Réinventer la promo [Edito]
Depuis le 28 mai, la transposition d’une directive européenne impose à tous les commerçants d’indiquer le prix le plus bas pratiqué au cours des trente derniers jours précédant une promotion. Ainsi, il n’est plus possible d’augmenter artificiellement les tarifs pour afficher une remise plus impressionnante. Et, dès le 1er septembre, les habitants de 15 collectivités pourront choisir d’accoler l’autocollant « Oui Pub » sur leur boîte aux lettres s’ils souhaitent continuer à en recevoir. Aucun prospectus ne sera distribué dans les autres boîtes.

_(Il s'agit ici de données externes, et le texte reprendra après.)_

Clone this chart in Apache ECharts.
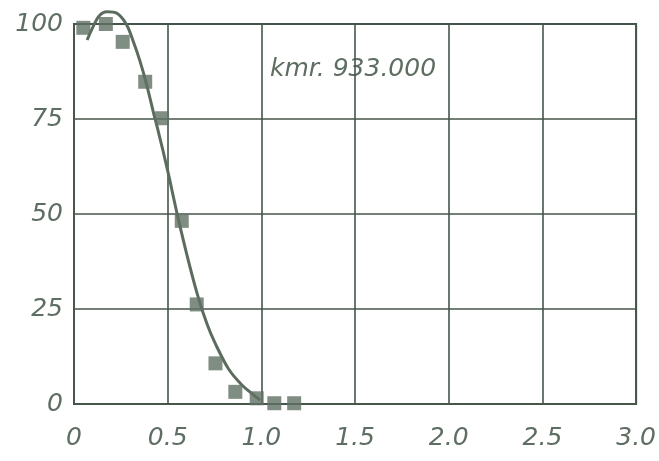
<!DOCTYPE html>
<html>
<head>
<meta charset="utf-8">
<script src="https://cdn.jsdelivr.net/npm/echarts@6/dist/echarts.min.js"></script>
<style>html,body{margin:0;padding:0;background:#fff}#c{width:659px;height:461px}</style>
</head>
<body>
<div id="c"></div>
<script>
const xTicks = [0, 0.5, 1.0, 1.5, 2.0, 2.5, 3.0];
const yTicks = [0, 25, 50, 75, 100];
const pointX = [0.05, 0.17, 0.26, 0.38, 0.47, 0.575, 0.655, 0.755, 0.861, 0.975, 1.069, 1.175];
const pointY = [99, 100, 95.3, 84.8, 75.2, 48.2, 26.2, 10.7, 3.2, 1.5, 0.2, 0.2];
const curveX = [0.07, 0.097, 0.132, 0.176, 0.229, 0.282, 0.317, 0.353, 0.388, 0.423, 0.45, 0.499, 0.552, 0.614, 0.667, 0.712, 0.755, 0.825, 0.896, 0.958, 0.993];
const curveY = [95.8, 98.8, 102, 103.2, 102.8, 99.7, 95.3, 90.1, 84, 76.9, 71.7, 61.6, 49.7, 37, 27.4, 20.8, 15.8, 9.2, 5, 2.4, 1];
const annotation = 'kmr. 933.000';

const ink = '#5f6e62';
const gridInk = '#46564a';
const font = 'DejaVu Sans';

const chart = echarts.init(document.getElementById('c'), null, {renderer: 'canvas'});
chart.setOption({
  backgroundColor: '#ffffff',
  animation: false,
  grid: {left: 74, top: 24, right: 18, bottom: 57, show: true, borderColor: gridInk, borderWidth: 2},
  xAxis: {
    type: 'value', min: 0, max: 3, interval: 0.5,
    axisLine: {show: true, lineStyle: {color: gridInk, width: 2}},
    axisTick: {show: false},
    splitLine: {show: true, lineStyle: {color: gridInk, width: 1.6}},
    axisLabel: {
      color: ink, fontFamily: font, fontStyle: 'italic', fontSize: 25, margin: 22,
      formatter: v => { const t = xTicks.find(a => Math.abs(a - v) < 1e-9); return t === 0 ? '0' : t.toFixed(1); }
    }
  },
  yAxis: {
    type: 'value', min: 0, max: 100, interval: 25,
    axisLine: {show: true, lineStyle: {color: gridInk, width: 2}},
    axisTick: {show: false},
    splitLine: {show: true, lineStyle: {color: gridInk, width: 1.6}},
    axisLabel: {
      color: ink, fontFamily: font, fontStyle: 'italic', fontSize: 25, margin: 11,
      formatter: v => String(yTicks.find(a => Math.abs(a - v) < 1e-9))
    }
  },
  series: [
    {
      type: 'line', smooth: 0.3, showSymbol: false, silent: true, clip: false,
      data: curveX.map((x, i) => [x, curveY[i]]),
      lineStyle: {color: '#5b6c5f', width: 3},
      z: 3
    },
    {
      type: 'scatter', symbol: 'rect', symbolSize: 14, clip: false,
      data: pointX.map((x, i) => [x, pointY[i]]),
      itemStyle: {color: '#607064'},
      z: 4
    }
  ],
  graphic: [{
    type: 'text', left: 270, top: 57,
    style: {text: annotation, fill: ink, font: 'italic 25px "DejaVu Sans"'}
  }]
});
</script>
</body>
</html>
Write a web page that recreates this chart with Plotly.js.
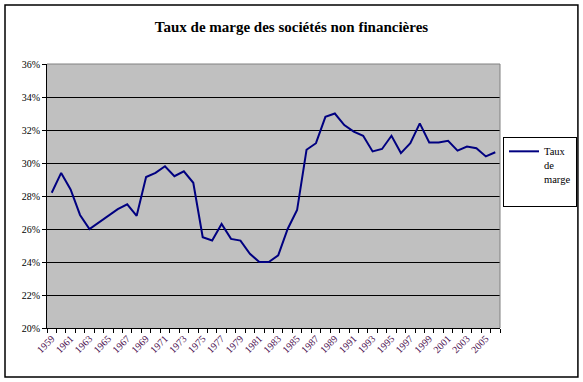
<!DOCTYPE html>
<html>
<head>
<meta charset="utf-8">
<script src="https://cdn.plot.ly/plotly-3.0.1.min.js"></script>
<style>html,body{margin:0;padding:0;background:#fff;}#chart{width:583px;height:382px;}</style>
</head>
<body>
<div id="chart"></div>
<script>
const years = [1959,1960,1961,1962,1963,1964,1965,1966,1967,1968,1969,1970,1971,1972,1973,1974,1975,1976,1977,1978,1979,1980,1981,1982,1983,1984,1985,1986,1987,1988,1989,1990,1991,1992,1993,1994,1995,1996,1997,1998,1999,2000,2001,2002,2003,2004,2005,2006];
const tauxDeMarge = [28.2,29.4,28.4,26.85,26.0,26.4,26.75,27.2,27.5,26.8,29.15,29.4,29.8,29.2,29.5,28.8,25.5,25.3,26.3,25.4,25.3,24.5,24.0,24.0,24.4,26.0,27.15,30.8,31.2,32.8,33.0,32.3,31.9,31.65,30.7,30.85,31.65,30.6,31.2,32.4,31.25,31.25,31.35,30.75,31.0,30.9,30.4,30.65];
const labelYears = [1959,1961,1963,1965,1967,1969,1971,1973,1975,1977,1979,1981,1983,1985,1987,1989,1991,1993,1995,1997,1999,2001,2003,2005];
const labelText = labelYears.map(String);
const yTicks = [20,22,24,26,28,30,32,34,36];
const yTickText = yTicks.map(v => v + '%');

const serif = 'Liberation Serif';
const trace = {
  x: years, y: tauxDeMarge, type: 'scatter', mode: 'lines',
  name: 'Taux<br>de<br>marge<br> ',
  line: {color: '#000080', width: 2}
};
const layout = {
  width: 583, height: 382,
  margin: {l: 47, r: 83, t: 64, b: 54},
  paper_bgcolor: '#ffffff', plot_bgcolor: '#c0c0c0',
  title: {text: '<b>Taux de marge des sociétés non financières</b>', font: {family: serif, size: 15, color: '#000'}, x: 0.5, xref: 'container', y: 0.929, yanchor: 'middle'},
  showlegend: true,
  legend: {xref: 'container', yref: 'container', x: 503/583, xanchor: 'left', y: 1 - 137/382, yanchor: 'top', valign: 'top', bordercolor: '#000', borderwidth: 1, bgcolor: '#fff', font: {family: serif, size: 10.5, color: '#000'}, itemwidth: 30, tracegroupgap: 0},
  xaxis: {
    range: [1958.5, 2006.5], showgrid: false, zeroline: false,
    showline: true, linecolor: '#000', linewidth: 1,
    tickmode: 'array', tickvals: labelYears, ticktext: labelText, tickangle: -45,
    ticks: '', tickfont: {family: serif, size: 10, color: '#4b1050'},
    minor: {ticks: 'outside', ticklen: 4, tickcolor: '#000', tick0: 1958.5, dtick: 1, showgrid: false}
  },
  yaxis: {
    range: [20, 36], tickmode: 'array', tickvals: yTicks, ticktext: yTickText,
    showgrid: true, gridcolor: '#000', gridwidth: 1, zeroline: false,
    showline: true, linecolor: '#000', linewidth: 1,
    ticks: 'outside', ticklen: 4, tickcolor: '#000',
    tickfont: {family: serif, size: 10, color: '#000'}
  },
  shapes: [
    {type: 'line', xref: 'paper', yref: 'paper', x0: 0, x1: 1, y0: 1, y1: 1, line: {color: '#808080', width: 1}},
    {type: 'line', xref: 'paper', yref: 'paper', x0: 1, x1: 1, y0: 0, y1: 1, line: {color: '#808080', width: 1}},
    {type: 'rect', xref: 'paper', yref: 'paper', x0: -0.0927, x1: 1.172, y0: -0.1856, y1: 1.2235, line: {color: '#000', width: 1.5}}
  ]
};
Plotly.newPlot('chart', [trace], layout, {displayModeBar: false, staticPlot: true});
</script>
</body>
</html>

Si ces deux innovations auront des répercussions sur les programmes promotionnels des distributeurs, le plus important n’est peut-être pas là. Ces derniers temps, les prix ont tant flambé que les Français misent plus que jamais sur les promos. Lidl a lancé son « coup de pouce » avec 5 % de réduction, E. Leclerc son « bouclier anti-inflation » et Intermarché des remises pour ses clients aux revenus modestes. S’y ajoutent des propositions d’abonnements (Casino, Carrefour…). Toutes ces offres, basées sur la carte de fidélité, incitent les clients à venir régulièrement dans une enseigne.
Mais ce sera insuffisant. Il convient d’abord de se demander quelles sont les références à cibler. Concentrer ses efforts sur les produits onéreux et familiaux a ses limites, d’autant plus que la loi Egalim restreint les remises à 34 % dans l’alimentaire. Faut-il proposer des rabais sur les innovations, les produits plaisir ou, bien au contraire, sur ceux dits essentiels ? Ces produits qui répondent à la problématique du pouvoir d’achat et qui font l’image prix. Même question entre les marques nationales, qui sont beaucoup plus incrémentales, et les MDD, qui améliorent l’image prix. Et quid du choix entre remise différée et immédiate ? La seconde étant plébiscitée par ceux qui ont du mal à finir le mois. Les mêmes ne comprennent pas l’intérêt du « 2 produits achetés, le 3e gratuit », car ils ne réclament ni des gros volumes ni des solutions de stockage, mais la possibilité de manger correctement le jour même ! Et les industriels n’échappent pas à ce débat entre le souhait de ne pas « griller » du cash dans des ristournes, alors qu’ils ont du mal à faire passer leurs hausses de tarifs, et le désir de soutenir leurs ventes et leur part de marché et de faire « tourner » leurs usines.
Avec de telles incertitudes, la promotion « à l’ancienne » où une offre unique est définie pour tous les clients et dans tous les magasins de l’enseigne à travers un processus long et rigide paraît désuète. D’autant plus que ces promos de masse présentent un retour sur investissement incertain. C’est en offrant à chaque consommateur ce qui l’intéresse vraiment que les marques et enseignes donneront à la promo personnalisée l’importance qu’elle mérite. Les programmes doivent aussi s’adapter aux ventes de l’e-commerce en particulier et au digital en général. À condition de ne pas simplement dupliquer les bons vieux catalogues en papier, le numérique offre de la réactivité et de la flexibilité mais, aussi et surtout, d’autres façons de penser et d’imaginer, et donc de promouvoir. Avec l’obligation aussi d’inventer de nouveaux indicateurs de performances pour mieux en comprendre les impacts sur le trafic, le panier moyen et le chiffre d’affaires.